• Set problem
The first line to copy is the one with "Output the Python"; the last is the one with "fontsize=18, fontweight='bold')". Copy each line in that range exactly, leaving out all others.
==============================
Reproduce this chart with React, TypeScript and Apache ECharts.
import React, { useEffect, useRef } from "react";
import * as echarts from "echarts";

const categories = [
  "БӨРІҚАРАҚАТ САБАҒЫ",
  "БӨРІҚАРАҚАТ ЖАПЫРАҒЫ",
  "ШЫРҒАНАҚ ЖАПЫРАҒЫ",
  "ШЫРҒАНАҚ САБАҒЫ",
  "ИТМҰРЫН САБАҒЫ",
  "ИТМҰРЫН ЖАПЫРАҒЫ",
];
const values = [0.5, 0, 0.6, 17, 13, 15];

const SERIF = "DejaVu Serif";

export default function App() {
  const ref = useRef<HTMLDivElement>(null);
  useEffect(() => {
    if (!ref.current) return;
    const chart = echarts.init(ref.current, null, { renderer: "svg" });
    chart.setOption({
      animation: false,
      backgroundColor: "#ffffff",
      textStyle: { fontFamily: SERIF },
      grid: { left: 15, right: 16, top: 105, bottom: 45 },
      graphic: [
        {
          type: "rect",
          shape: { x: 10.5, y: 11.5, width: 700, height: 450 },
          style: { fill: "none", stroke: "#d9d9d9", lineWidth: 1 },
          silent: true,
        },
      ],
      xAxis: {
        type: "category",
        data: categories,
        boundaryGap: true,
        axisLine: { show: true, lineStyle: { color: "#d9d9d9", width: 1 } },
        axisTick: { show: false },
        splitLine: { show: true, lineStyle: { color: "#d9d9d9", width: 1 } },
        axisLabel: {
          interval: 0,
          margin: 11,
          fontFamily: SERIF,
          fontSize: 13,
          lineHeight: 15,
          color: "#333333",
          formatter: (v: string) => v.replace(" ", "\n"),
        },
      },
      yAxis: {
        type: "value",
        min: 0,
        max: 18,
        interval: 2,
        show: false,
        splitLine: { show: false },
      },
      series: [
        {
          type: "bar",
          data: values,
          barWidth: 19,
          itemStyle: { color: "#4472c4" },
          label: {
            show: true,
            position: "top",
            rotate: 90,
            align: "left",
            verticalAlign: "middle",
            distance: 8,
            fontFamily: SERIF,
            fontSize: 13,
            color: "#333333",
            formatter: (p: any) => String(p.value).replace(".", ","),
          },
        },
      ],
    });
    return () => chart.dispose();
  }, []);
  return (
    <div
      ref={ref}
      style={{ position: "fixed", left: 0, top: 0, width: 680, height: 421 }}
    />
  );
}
==============================
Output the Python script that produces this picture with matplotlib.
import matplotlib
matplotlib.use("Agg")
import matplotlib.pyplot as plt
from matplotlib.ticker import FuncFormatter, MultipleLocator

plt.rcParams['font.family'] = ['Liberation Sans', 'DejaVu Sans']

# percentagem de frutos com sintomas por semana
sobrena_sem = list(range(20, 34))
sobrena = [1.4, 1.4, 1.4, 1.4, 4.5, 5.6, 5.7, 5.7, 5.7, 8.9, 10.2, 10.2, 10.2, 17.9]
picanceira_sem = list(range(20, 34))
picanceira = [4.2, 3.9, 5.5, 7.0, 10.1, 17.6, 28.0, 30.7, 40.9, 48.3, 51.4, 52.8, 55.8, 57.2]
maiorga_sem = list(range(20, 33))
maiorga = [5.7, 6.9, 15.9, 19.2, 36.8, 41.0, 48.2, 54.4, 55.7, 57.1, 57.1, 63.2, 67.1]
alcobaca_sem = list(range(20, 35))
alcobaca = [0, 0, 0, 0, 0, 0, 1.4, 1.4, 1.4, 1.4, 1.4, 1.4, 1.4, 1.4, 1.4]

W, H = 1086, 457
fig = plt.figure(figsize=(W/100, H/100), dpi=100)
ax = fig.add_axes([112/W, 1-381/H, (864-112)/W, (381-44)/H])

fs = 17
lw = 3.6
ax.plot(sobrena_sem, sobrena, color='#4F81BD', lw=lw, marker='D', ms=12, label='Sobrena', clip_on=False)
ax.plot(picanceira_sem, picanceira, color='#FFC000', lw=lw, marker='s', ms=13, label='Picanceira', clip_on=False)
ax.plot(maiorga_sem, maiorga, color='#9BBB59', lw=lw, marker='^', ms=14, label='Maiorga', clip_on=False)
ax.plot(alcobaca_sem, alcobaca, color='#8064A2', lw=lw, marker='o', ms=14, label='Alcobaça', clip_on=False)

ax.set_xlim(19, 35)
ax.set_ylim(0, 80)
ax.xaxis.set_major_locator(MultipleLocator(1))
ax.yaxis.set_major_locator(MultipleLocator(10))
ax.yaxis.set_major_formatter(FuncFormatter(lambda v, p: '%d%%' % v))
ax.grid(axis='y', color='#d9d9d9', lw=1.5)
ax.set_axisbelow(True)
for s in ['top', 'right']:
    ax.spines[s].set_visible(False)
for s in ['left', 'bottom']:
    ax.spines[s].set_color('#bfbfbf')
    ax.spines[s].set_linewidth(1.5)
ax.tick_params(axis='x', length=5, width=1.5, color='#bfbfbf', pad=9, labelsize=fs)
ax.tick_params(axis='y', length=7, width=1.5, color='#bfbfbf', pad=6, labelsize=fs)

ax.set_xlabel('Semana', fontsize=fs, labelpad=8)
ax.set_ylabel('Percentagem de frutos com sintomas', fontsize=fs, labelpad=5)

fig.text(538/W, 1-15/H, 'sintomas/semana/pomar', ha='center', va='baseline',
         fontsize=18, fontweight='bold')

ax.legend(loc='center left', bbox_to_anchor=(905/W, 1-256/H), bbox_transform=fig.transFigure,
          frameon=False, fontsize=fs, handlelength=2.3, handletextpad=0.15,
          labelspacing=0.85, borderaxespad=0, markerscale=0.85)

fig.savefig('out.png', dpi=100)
==============================
• Answer to this exercise
Output the Python script that produces this picture with matplotlib.
import matplotlib
matplotlib.use("Agg")
import matplotlib.pyplot as plt
from matplotlib.ticker import FuncFormatter, MultipleLocator

plt.rcParams['font.family'] = ['Liberation Sans', 'DejaVu Sans']

# percentagem de frutos com sintomas por semana
sobrena_sem = list(range(20, 34))
sobrena = [1.4, 1.4, 1.4, 1.4, 4.5, 5.6, 5.7, 5.7, 5.7, 8.9, 10.2, 10.2, 10.2, 17.9]
picanceira_sem = list(range(20, 34))
picanceira = [4.2, 3.9, 5.5, 7.0, 10.1, 17.6, 28.0, 30.7, 40.9, 48.3, 51.4, 52.8, 55.8, 57.2]
maiorga_sem = list(range(20, 33))
maiorga = [5.7, 6.9, 15.9, 19.2, 36.8, 41.0, 48.2, 54.4, 55.7, 57.1, 57.1, 63.2, 67.1]
alcobaca_sem = list(range(20, 35))
alcobaca = [0, 0, 0, 0, 0, 0, 1.4, 1.4, 1.4, 1.4, 1.4, 1.4, 1.4, 1.4, 1.4]

W, H = 1086, 457
fig = plt.figure(figsize=(W/100, H/100), dpi=100)
ax = fig.add_axes([112/W, 1-381/H, (864-112)/W, (381-44)/H])

fs = 17
lw = 3.6
ax.plot(sobrena_sem, sobrena, color='#4F81BD', lw=lw, marker='D', ms=12, label='Sobrena', clip_on=False)
ax.plot(picanceira_sem, picanceira, color='#FFC000', lw=lw, marker='s', ms=13, label='Picanceira', clip_on=False)
ax.plot(maiorga_sem, maiorga, color='#9BBB59', lw=lw, marker='^', ms=14, label='Maiorga', clip_on=False)
ax.plot(alcobaca_sem, alcobaca, color='#8064A2', lw=lw, marker='o', ms=14, label='Alcobaça', clip_on=False)

ax.set_xlim(19, 35)
ax.set_ylim(0, 80)
ax.xaxis.set_major_locator(MultipleLocator(1))
ax.yaxis.set_major_locator(MultipleLocator(10))
ax.yaxis.set_major_formatter(FuncFormatter(lambda v, p: '%d%%' % v))
ax.grid(axis='y', color='#d9d9d9', lw=1.5)
ax.set_axisbelow(True)
for s in ['top', 'right']:
    ax.spines[s].set_visible(False)
for s in ['left', 'bottom']:
    ax.spines[s].set_color('#bfbfbf')
    ax.spines[s].set_linewidth(1.5)
ax.tick_params(axis='x', length=5, width=1.5, color='#bfbfbf', pad=9, labelsize=fs)
ax.tick_params(axis='y', length=7, width=1.5, color='#bfbfbf', pad=6, labelsize=fs)

ax.set_xlabel('Semana', fontsize=fs, labelpad=8)
ax.set_ylabel('Percentagem de frutos com sintomas', fontsize=fs, labelpad=5)

fig.text(538/W, 1-15/H, 'sintomas/semana/pomar', ha='center', va='baseline',
         fontsize=18, fontweight='bold')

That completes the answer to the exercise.